81. Anayasa Mahkemesi, incelenen başvuruda kamu makamlarının ceza infaz kurumunda başvurucunun bedensel durumuna uygun özel önlemler almadığı için başvurucuyu öz bakım ihtiyaçlarını kendi başına yerine getirmeye zorlaması nedeniyle insan haysiyetiyle bağdaşmayan muamele yasağının ihlal edildiği sonucuna varmıştır. Başvurucunun hâlihazırda tutma koşullarının iyileştirildiği, dolayısıyla ihlale son verildiği de anlaşılmaktadır. Bu nedenle yeniden yargılama yapılmasında hukuki yarar bulunmamaktadır.
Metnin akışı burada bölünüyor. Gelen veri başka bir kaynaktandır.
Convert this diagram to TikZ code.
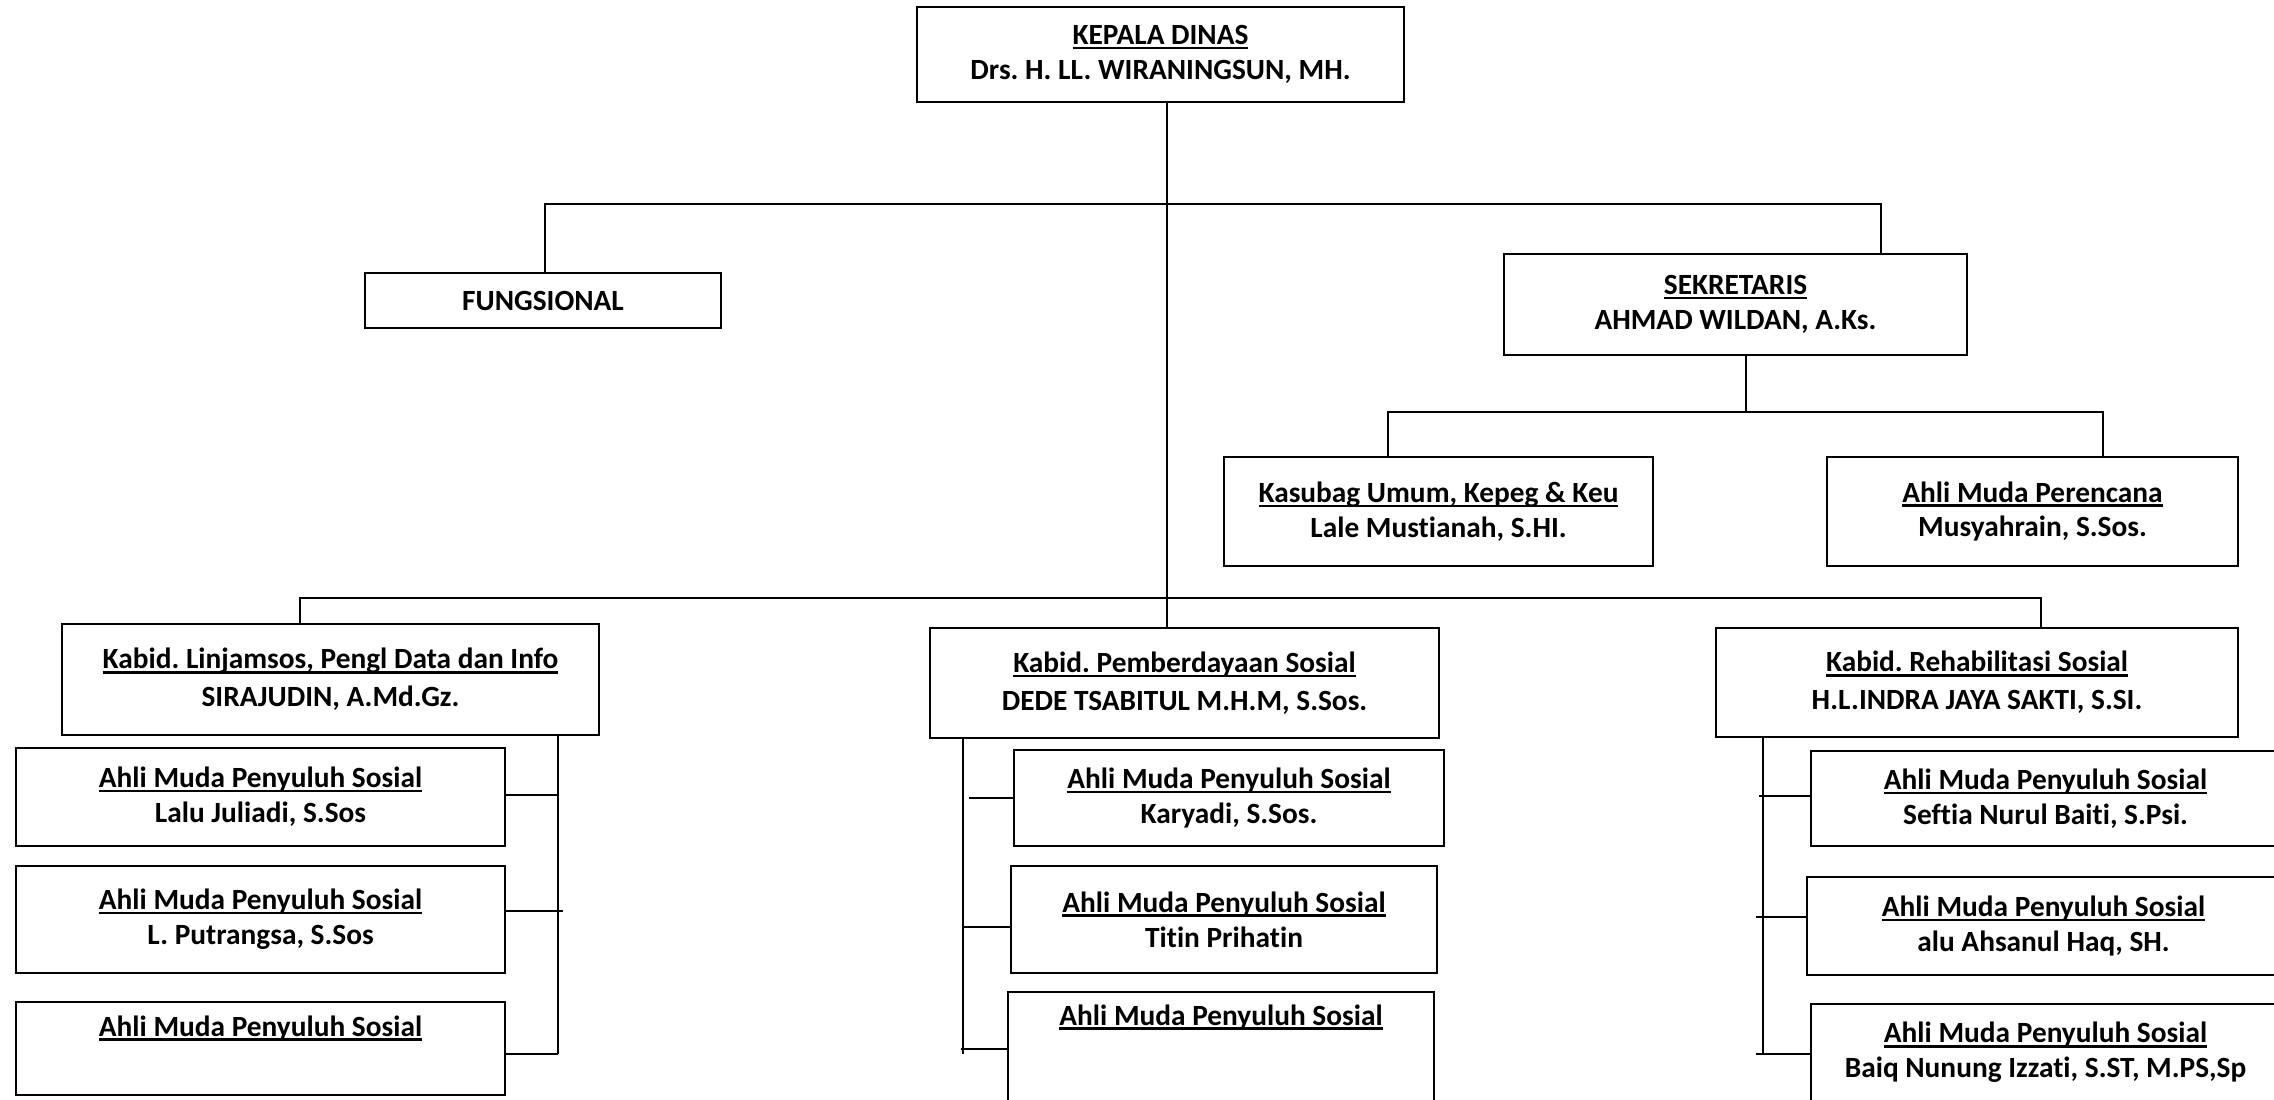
\documentclass[tikz,border=0pt]{standalone}
\usepackage{fontspec}
\setmainfont{Carlito}[Ligatures=NoCommon]
\frenchspacing
\tikzset{
  box/.style={draw=black, line width=1.1pt, fill=white, align=center, inner sep=0pt,
    font=\fontsize{16.7}{19.8}\selectfont\bfseries},
  kbox/.style={box, font=\fontsize{16.7}{21.5}\selectfont\bfseries},
  conn/.style={draw=black, line width=1.1pt}
}
\newcommand{\ttl}[1]{\setbox0\hbox{#1}\rlap{\rule[-2.6pt]{\wd0}{1.4pt}}\box0}
\begin{document}
\begin{tikzpicture}[x=0.02cm,y=-0.02cm]
\useasboundingbox (0,0) rectangle (2274,1099);
\clip (0,0) rectangle (2274,1099);
% boxes
\node[box, minimum width=487*0.02cm, minimum height=95*0.02cm] (kepala) at (1160.5,54.5) {\ttl{KEPALA DINAS}\\Drs. H. LL. WIRANINGSUN, MH.};
\node[box, minimum width=356*0.02cm, minimum height=55*0.02cm] (fung) at (543,300.5) {FUNGSIONAL};
\node[box, minimum width=463*0.02cm, minimum height=101*0.02cm] (sek) at (1735.5,304.5) {\ttl{SEKRETARIS}\\AHMAD WILDAN, A.Ks.};
\node[box, minimum width=429*0.02cm, minimum height=109*0.02cm] (kasubag) at (1438.5,511.5) {\ttl{Kasubag Umum, Kepeg \& Keu}\\Lale Mustianah, S.HI.};
\node[box, minimum width=411*0.02cm, minimum height=109*0.02cm] (peren) at (2032.5,511.5) {\ttl{Ahli Muda Perencana}\\Musyahrain, S.Sos.};
\node[kbox, minimum width=537*0.02cm, minimum height=111*0.02cm] (kab1) at (330.5,679.5) {\ttl{Kabid. Linjamsos, Pengl Data dan Info}\\SIRAJUDIN, A.Md.Gz.};
\node[kbox, minimum width=509*0.02cm, minimum height=110*0.02cm] (kab2) at (1184.5,683) {\ttl{Kabid. Pemberdayaan Sosial}\\DEDE TSABITUL M.H.M, S.Sos.};
\node[kbox, minimum width=522*0.02cm, minimum height=109*0.02cm] (kab3) at (1977,682.5) {\ttl{Kabid. Rehabilitasi Sosial}\\H.L.INDRA JAYA SAKTI, S.SI.};
% left column
\node[box, minimum width=489*0.02cm, minimum height=98*0.02cm] (a1) at (260.5,797) {\ttl{Ahli Muda Penyuluh Sosial}\\Lalu Juliadi, S.Sos};
\node[box, minimum width=489*0.02cm, minimum height=107*0.02cm] (a2) at (260.5,919.5) {\ttl{Ahli Muda Penyuluh Sosial}\\L. Putrangsa, S.Sos};
\node[box, minimum width=489*0.02cm, minimum height=93*0.02cm] (a3) at (260.5,1048.5) {\ttl{Ahli Muda Penyuluh Sosial}\\\strut};
% middle column
\node[box, minimum width=430*0.02cm, minimum height=96*0.02cm] (b1) at (1229,798) {\ttl{Ahli Muda Penyuluh Sosial}\\Karyadi, S.Sos.};
\node[box, minimum width=426*0.02cm, minimum height=107*0.02cm] (b2) at (1224,919.5) {\ttl{Ahli Muda Penyuluh Sosial}\\Titin Prihatin};
\node[box, minimum width=426*0.02cm, minimum height=126*0.02cm] (b3) at (1221,1055) {\ttl{Ahli Muda Penyuluh Sosial}\\\strut\\\strut};
% right column
\node[box, minimum width=469*0.02cm, minimum height=95*0.02cm] (c1) at (2045.5,798.5) {\ttl{Ahli Muda Penyuluh Sosial}\\Seftia Nurul Baiti, S.Psi.};
\node[box, minimum width=473*0.02cm, minimum height=98*0.02cm] (c2) at (2043.5,926) {\ttl{Ahli Muda Penyuluh Sosial}\\alu Ahsanul Haq, SH.};
\node[box, minimum width=469*0.02cm, minimum height=97*0.02cm] (c3) at (2045.5,1052.5) {\ttl{Ahli Muda Penyuluh Sosial}\\Baiq Nunung Izzati, S.ST, M.PS,Sp};
% joints
\coordinate (m0) at (1167,102);
\coordinate (jf) at (545,204);
\coordinate (js) at (1881,204);
\coordinate (jsd) at (1746,355);
\coordinate (jk) at (1388,412);
\coordinate (jp) at (2103,412);
\coordinate (jl) at (300,598);
\coordinate (jr) at (2041,598);
\coordinate (vl) at (558,1054);
\coordinate (vm) at (963,1054);
\coordinate (vr) at (1763,1054);
\coordinate (tl1) at (558,795);
\coordinate (tl2) at (563,911);
\coordinate (tl3) at (558,1054);
\coordinate (tm1) at (969,798);
\coordinate (tm2) at (963,927);
\coordinate (tm3) at (961,1049);
\coordinate (tr1) at (1759,796);
\coordinate (tr2) at (1756,917);
\coordinate (tr3) at (1756,1054);
% connectors
\draw[conn] (m0) -- (m0 |- kab2.north);
\draw[conn] (fung.north -| jf) -- (jf) -- (js) -- (js |- sek.north);
\draw[conn] (jsd) -- (jsd |- jk);
\draw[conn] (jk |- kasubag.north) -- (jk) -- (jp) -- (jp |- peren.north);
\draw[conn] (jl |- kab1.north) -- (jl) -- (jr) -- (jr |- kab3.north);
\draw[conn] (vl |- kab1.south) -- (vl);
\draw[conn] (vm |- kab2.south) -- (vm);
\draw[conn] (vr |- kab3.south) -- (vr);
\draw[conn] (tl1 -| a1.east) -- (tl1);
\draw[conn] (tl2 -| a2.east) -- (tl2);
\draw[conn] (tl3 -| a3.east) -- (tl3);
\draw[conn] (tm1) -- (tm1 -| b1.west);
\draw[conn] (tm2) -- (tm2 -| b2.west);
\draw[conn] (tm3) -- (tm3 -| b3.west);
\draw[conn] (tr1) -- (tr1 -| c1.west);
\draw[conn] (tr2) -- (tr2 -| c2.west);
\draw[conn] (tr3) -- (tr3 -| c3.west);
\end{tikzpicture}
\end{document}
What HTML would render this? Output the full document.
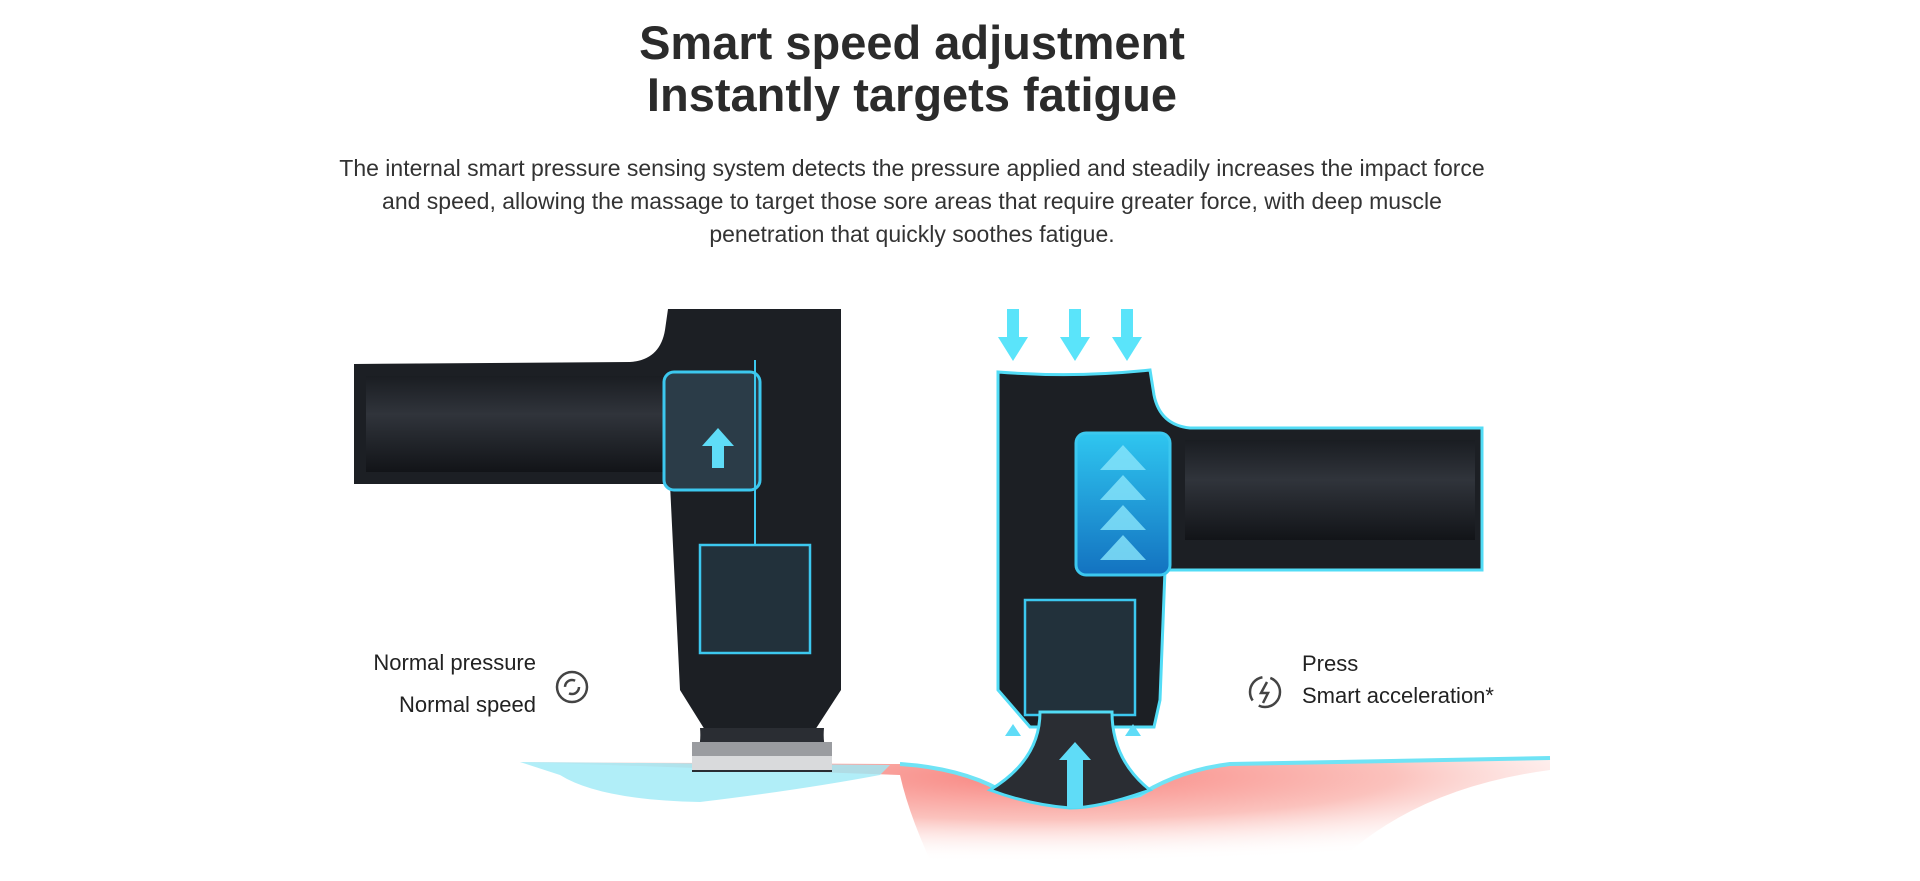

Dolayısıyla başvurucuya yalnızca ihlal tespitiyle giderilemeyecek olan manevi zararları karşılığında somut olayın özelliğine göre net 21.000 TL manevi tazminat ödenmesine karar verilmesi gerekir.
82. Dosyadaki belgelerden tespit edilen 226,90 TL harç ve 3.000 TL vekâlet ücretinden oluşan toplam 3.226,90 TL yargılama giderinin başvurucuya ödenmesine karar verilmesi gerekir.
VI. HÜKÜM
Açıklanan gerekçelerle;
A. İnsan haysiyetiyle bağdaşmayan muamele yasağının ihlal edildiğine ilişkin iddianın KABUL EDİLEBİLİR OLDUĞUNA,
B. Anayasa’nın 17. maddesinin üçüncü fıkrasında güvence altına alınan insan haysiyetiyle bağdaşmayan muamele yasağının İHLAL EDİLDİĞİNE,
C. Başvurunun esası hakkında karar verildiğinden 7/6/2016 tarihli tedbir kararının SONLANDIRILMASINA,
D. Başvurucuya net 21.000 TL manevi tazminat ÖDENMESİNE, tazminata ilişkin diğer taleplerinin REDDİNE,
E. 226,90 TL harç ve 3.000 TL vekâlet ücretinden oluşan toplam 3.226,90 TL yargılama giderinin başvurucuya ÖDENMESİNE,
F. Ödemelerin, kararın tebliğini takiben başvurucuların Hazine ve Maliye Bakanlığına başvuru tarihinden itibaren dört ay içinde yapılmasına, ödemede gecikme olması hâlinde bu sürenin sona erdiği tarihten ödeme tarihine kadar geçen süre için yasal faiz UYGULANMASINA,
G. Kararın bir örneğinin bilgi için Diyarbakır İnfaz Hâkimliğine (E. 2015/2036, K. 2015/2064), Diyarbakır 2. Ağır Ceza Mahkemesine (2015/906 Değişik İş) ve Diyarbakır Cumhuriyet Başsavcılığına (2014/1-3539 CBS İlam Dosyası) GÖNDERİLMESİNE,
H. Kararın bir örneğinin Adalet Bakanlığına GÖNDERİLMESİNE 3/6/2020 tarihinde OYBİRLİĞİYLE karar verildi.